To answer this question, we analysed the volatiles produced by our "Sexy Plants" using HS-SPME coupled to GC-MS. We co-infiltrated our pheromone biosynthesis device together with a construct carrying the silencing suppressor P19(*), as well as the P19 construct alone as negative control. Below you can see a representative full scan chromatogram of each of them.




Figure 1. GC-MS analysis of the volatile organic compounds from a genetically engineered and control N. benthamiana plants. On the right, an overlay chromatogram (control/sexy plant) of the two pheromone peaks from a SIM mode acquisition for pheromone representative ions.


With just one glance, we could identify two peaks in the genetically engineered N. benthamiana plants that were not present in the control.
Could those peaks be our pheromones? A comparison of their mass spectra with the NIST mass spectrum library retrieved (Z)-11-hexadecen-1-ol and (Z)-11-hexadecenyl acetate as best matches. Furthermore, this putative identification was confirmed by comparing their retention time and mass spectra with those of pure (Z)-11-hexadecen-1-ol and (Z)-11-hexadecenyl acetate synthesised at the CEQA (UPV, Spain) and analysed under identical GC-MS conditions. So, yes, our genetically engineered N. benthamiana is sexy!!!!

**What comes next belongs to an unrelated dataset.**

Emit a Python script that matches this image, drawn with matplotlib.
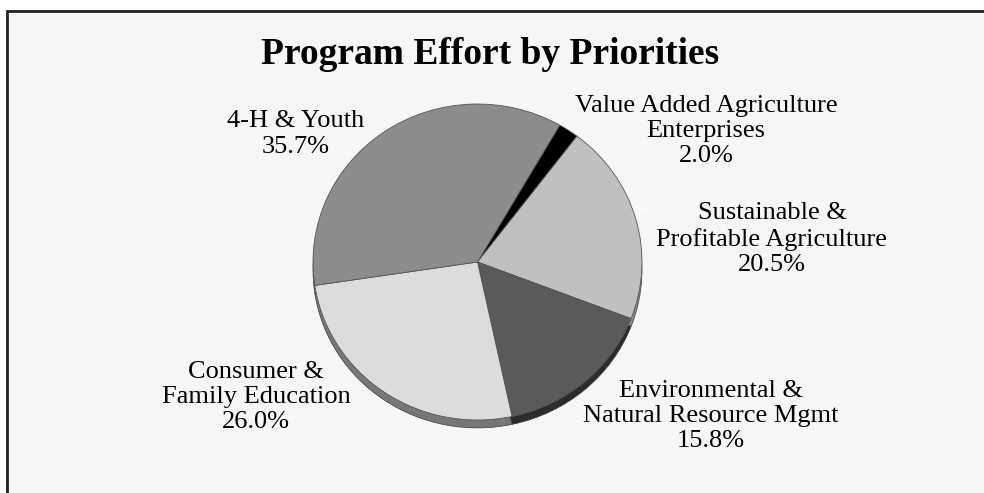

More good news. Not only were the pheromones being produced, but they were also two of the most abundant volatiles in the plant. In addition, the ratio between the abundance of (Z)-11-hexadecen-1-ol and (Z)-11-hexadecenyl acetate was approximately 4 to 1. This means that unprecedented conversion rates were achieved, compared to previous publications (Ding et al. 2014). Such superior conversion rate can be attributed to the use of a single multigene construction (see Results- Constructs- Biosynthesis) comprising all three genes needed to produce the pheromones in a single plasmid and thus, facilitating the simultaneous expression of the three enzymes in the plant cells (see Biosynthesis).



But wait, there's more! Our sexy plants had one surprise in store for us. Even though we did not succeeded in cloning FAO1, the enzyme catalyzing the the biosynthesis of (Z)-11-hexadecenal from (Z)-11-hexadecen-1-ol (see Notebook: FAO1 obtention), we could identify a small peak in our engineered plants chromatograms that was absent in the controls and had a mass spectrum that matched that of (Z)-11-hexadecenal. The analysis of a pure (Z)-11-hexadecenal standard (synthesised at the CEQA) confirmed our expectations, our sexy plants produce a small amount of (Z)-11-hexadecenal. How? We think that the conversion of (Z)-11-hexadecen-1-ol into (Z)-11–hexadecenal is probably performed by an endogenous alcohol oxidase from the plant, present in the genome of N. benthamiana but with not apparent physiological relevance (Sol Genomics Network). As the conversion rate was low, this opened a field for futher studies on pheromone plant-production.



aldehyde_peak

Figure 2. GC-MS detection of (Z)-11-hexadecenal in N. benthamiana leaves .


At the end of the journey we have achieved a plant able to produce three insect sexual pheromones:


  • (Z)-11-hexadecen-1-ol as the most abundant plant volatile.
  • (Z)-11-hexadecenyl acetate as one of the most abundant volatile molecules in the plant, with an unprecedented conversion yield.
  • (Z)-11-hexadecenal, produced by an endogenous plant enzyme at low yield that could be improved in future studies.


(*)P19 is a silencing suppressor that inhibits the plant silencing mechanism.